Ayaan Hirsi Ali a annoncé qu'elle allait quitter les Pays-Bas.(Photo : AFP)
Ayaan Hirsi Ali a annoncé qu'elle allait quitter les Pays-Bas.
(Photo : AFP)
Ayaan Hirsi Ali a démissionné de son mandat de député, en raison du tollé provoqué par « Sainte Ayaan », un documentaire sur sa vie diffusé le 11 mai par la télévision nationale. Menacée de se voir retirer sa nationalité néerlandaise par Rita Verdonk, la ministre de l’Intégration, la députée conservatrice va quitter le pays « triste mais soulagée ».

De notre correspondante aux Pays-Bas

Ayaan Hirsi Ali aurait-elle été sacrifiée sur l’autel des ambitions politiques de Rita Verdonk ? C’est la question que se posent les Pays-Bas, après l’annonce du retrait de sa citoyenneté faite le 15 mai à Ayaan Hirsi Ali par la ministre de l’Intégration. Depuis la diffusion de « Sainte Ayaan », le 11 mai, un documentaire de la télévision nationale sur la vie de cette jeune femme d’origine somalienne, le pays et sa classe politique sont divisés. D’un côté, Ayaan Hirsi Ali, accusée d’avoir menti sur son nom, sa date de naissance et son statut exact pour obtenir l’asile aux Pays-Bas, en 1992. De l’autre, Rita Verdonk, surnommée « Rita de fer » en raison de son extrême fermeté en matière d’immigration, en pleine conquête de la présidence du Parti de la démocratie et de la liberté (VVD, conservateur). La ministre avait d’abord assuré, le 12 mai, que Ayaan Hirsi Ali, députée du VVD, n’avait « rien à craindre ». Face au tollé suscité par ses mensonges, elle lui a fait savoir trois jours plus tard qu’elle « pourrait ne jamais avoir été naturalisée », lui laissant six semaines pour répondre.

Cette annonce a précipité la chute d’Ayaan Hirsi Ali, 36 ans, partie de rien pour être élue députée en 1998, réélue en 2003, puis s’imposer comme une championne internationale de l’émancipation des femmes musulmanes. Rita Verdonk a la loi de son côté. Depuis 2003, les étrangers naturalisés sur la base de fausses déclarations, même mineures, peuvent en effet se voir retirer leur citoyenneté. Seulement, la rapidité et la rigueur de la réaction de Rita Verdonk ont provoqué un tollé plus fort encore que les mensonges reprochés à Ayaan Hirsi Ali. En quelques heures, le vent a tourné : créditée de 52 % d’opinions négatives par l’institut de sondage Maurice de Hond, le 15 mai, Ayaan Hirsi Ali n’avait plus que 42 % de Néerlandais contre elle le 16 mai, après sa démission et une conférence de presse où elle est apparue éprouvée.

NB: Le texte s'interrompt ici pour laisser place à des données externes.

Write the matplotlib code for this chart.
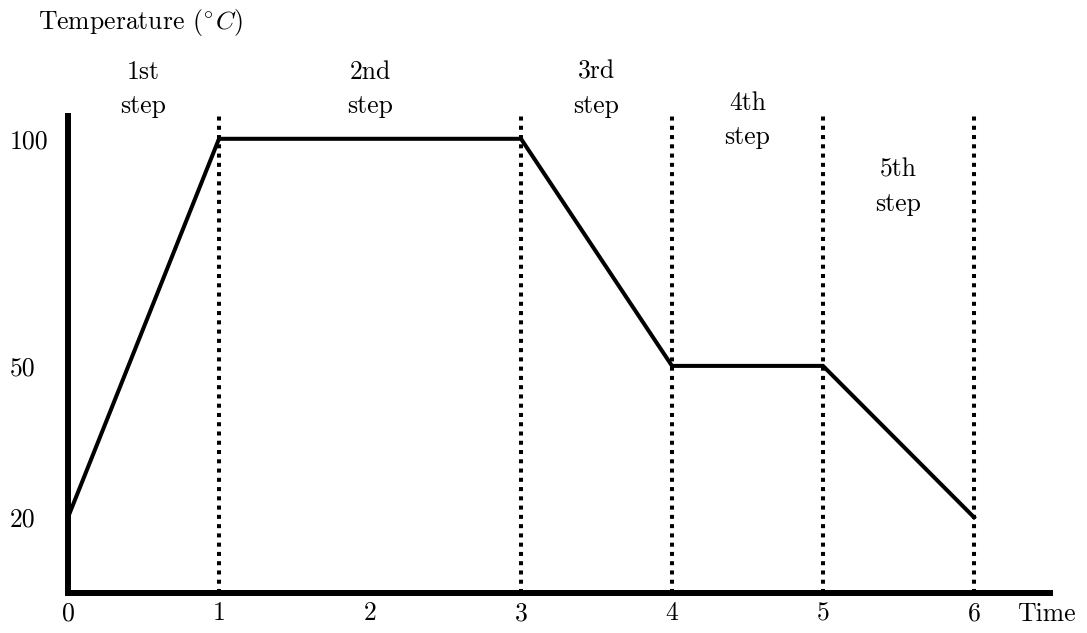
import numpy as np
import matplotlib
matplotlib.use("Agg")
import matplotlib.pyplot as plt

# ---- data ----
time_points = [0, 1, 3, 4, 5, 6]
temperatures = [20, 100, 100, 50, 50, 20]
step_bounds = [1, 3, 4, 5, 6]
x_ticks = [0, 1, 2, 3, 4, 5, 6]
x_tick_labels = ["0", "1", "2", "3", "4", "5", "6"]
y_ticks = [20, 50, 100]
y_tick_labels = ["20", "50", "100"]
step_labels = ["1st\nstep", "2nd\nstep", "3rd\nstep", "4th\nstep", "5th\nstep"]
step_label_x = [0.5, 2, 3.5, 4.5, 5.5]
step_label_y = [111, 111, 111, 104.2, 89.4]

plt.rcParams["font.family"] = ["cmr10", "DejaVu Serif"]
plt.rcParams["mathtext.fontset"] = "cm"
plt.rcParams["axes.formatter.use_mathtext"] = True

FS = 18.5

# schematic (piecewise-linear) temperature scale
_t = np.array([-200.0, 0.0, 20.0, 50.0, 100.0, 300.0])
_u = np.array([-10.0, 0.0, 1.0, 3.0, 6.0, 18.0])
def fwd(v):
    return np.interp(v, _t, _u)
def inv(v):
    return np.interp(v, _u, _t)

fig = plt.figure(figsize=(10.87, 6.33), dpi=100)
ax = fig.add_axes([0, 0, 1, 1])
ax.set_yscale("function", functions=(fwd, inv))
ax.set_xlim(-68 / 151, (1087 - 68) / 151)
ax.set_ylim(inv(-40 / 75.7), inv(593 / 75.7))

y_top = inv(6.3)
x_end = 6.5

for s in ["top", "right"]:
    ax.spines[s].set_visible(False)
for s in ["left", "bottom"]:
    ax.spines[s].set_position(("data", 0))
    ax.spines[s].set_linewidth(4.3)
    ax.spines[s].set_capstyle("projecting")
ax.spines["left"].set_bounds(0, y_top)
ax.spines["bottom"].set_bounds(0, x_end)

ax.set_xticks(x_ticks, x_tick_labels, fontsize=FS)
ax.set_yticks(y_ticks, y_tick_labels, fontsize=FS)
ax.minorticks_off()
ax.tick_params(axis="x", length=0, pad=6)
ax.tick_params(axis="y", length=0, pad=42)
for t in ax.get_yticklabels():
    t.set_horizontalalignment("left")

for b in step_bounds:
    ax.plot([b, b], [0, y_top], color="black", lw=2.9,
            linestyle=(0, (1, 1.3)), solid_capstyle="butt", zorder=2)

ax.plot(time_points, temperatures, color="black", lw=2.9,
        solid_joinstyle="miter", zorder=3)

for lbl, x, y in zip(step_labels, step_label_x, step_label_y):
    ax.text(x, y, lbl, ha="center", va="center", fontsize=FS,
            linespacing=1.55)

ax.text(-0.2, 125.7, r"Temperature $(^{\circ}\hspace{0.05}C)$", ha="left",
        va="center", fontsize=FS)
ax.text(6.48, -5.5, "Time", ha="center", va="center", fontsize=FS)

fig.savefig("out.png", dpi=100)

« L’opportunisme scandaleux »

Jan Peter Balkenende, le Premier ministre, s’est déclaré « surpris » par la décision de Rita Verdonk, tandis que Gerrit Zalm, le ministre des Finances, s’est dit « abasourdi ». Au sein du groupe parlementaire du VVD, un vent de révolte a soufflé. « Dégoûtée » par la réaction de Rita Verdonk, la députée conservatrice Jeanine Hennis-Plasschaert a accusé la ministre de faire des Pays-Bas un « sujet de risée » à l’étranger. Le député indépendant Geert Wilders, menacé de mort comme Ayaan Hirsi Ali pour ses prises de position contre l’islam, a dénoncé « l’opportunisme scandaleux » de Rita Verdonk dans cette affaire. Quant à Femke Halsema, présidente de Groenlinks, le parti écologiste, elle a obtenu hier un débat d’urgence au Parlement, au cours duquel Rita Verdonk a affirmé ne pas pouvoir « agir autrement ».

Partie en croisade contre l’islam après les attentats du 11-Septembre, critique virulente du modèle d’intégration multiculturel, vivant sous étroite protection policière depuis le meurtre de son ami Theo van Gogh, Ayaan Hirsi quitte aussi le pays en raison d’un jugement rendu le 27 avril, qui lui donne quatre mois pour quitter l’immeuble où elle réside à La Haye. Ses voisins, en effet, se sont plaints de la menace qu’elle représente pour leur sécurité. « Vivre avec autant de menaces de mort et un tel niveau de protection policière est difficile, a-t-elle déclaré hier. Faire son travail de parlementaire si vous n’avez aucun endroit où vivre est difficile. Tout cela est difficile, mais pas impossible. C’est devenu impossible depuis hier soir, lorsque la ministre Verdonk m’a informée qu’elle me retirerait ma citoyenneté néerlandaise ».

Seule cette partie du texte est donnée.